High-clarity multifunctional Cu/Ni transparent films for efficient electromagnetic interference shielding

Abstract

Transparent conductive materials still face significant challenges in simultaneously achieving high optical transmittance, broadband electromagnetic interference (EMI) shielding, and excellent environmental stability. In this work, a hexagonal–Voronoi composite metal mesh (HV-CMM) is proposed by integrating a periodic hexagonal framework with stochastic Voronoi substructures, which effectively suppresses optical diffraction while maintaining structural stability. By tuning the characteristic size of the Voronoi features, a synergistic optimization of optical and electromagnetic performance is achieved. The fabricated HV-CMM exhibits high optical transmittance of 78–83% and low haze of 4.5–4.8% in the visible range.
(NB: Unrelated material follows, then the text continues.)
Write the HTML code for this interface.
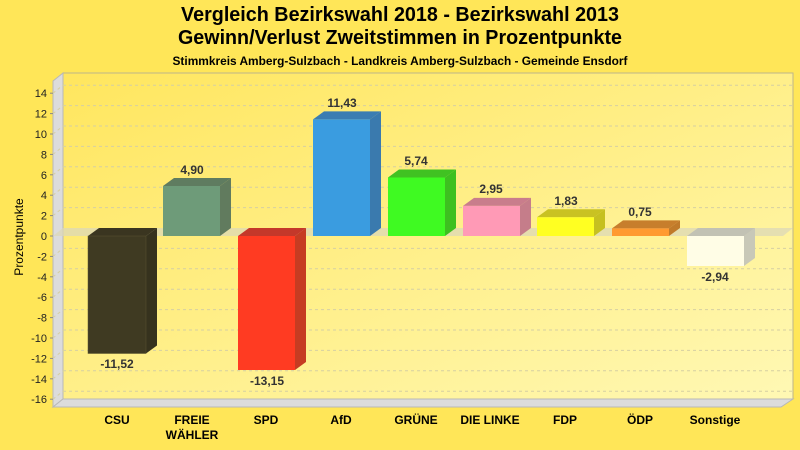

Owing to the disruption of long-range periodicity, coherent diffraction is effectively suppressed, leading to improved visual uniformity. In the 1–18 GHz frequency range, the samples demonstrate stable EMI shielding performance, with an average shielding effectiveness of 38.5 dB and a maximum value of 47.8 dB at 12 GHz. In addition, the HV-CMM shows rapid and uniform electrothermal response, reaching a temperature of 143 °C within 150 s under an applied voltage of 1 V. The introduction of a Ni passivation layer significantly enhances environmental stability, reducing the variation in sheet resistance from 152.9% for pure Cu to 42.4% after 240 h under 85 °C/85% RH conditions. This work presents a structure–material co-design strategy, providing a new pathway for multifunctional transparent conductive meshes in applications such as optical windows, defogging/deicing systems, and electromagnetic protection.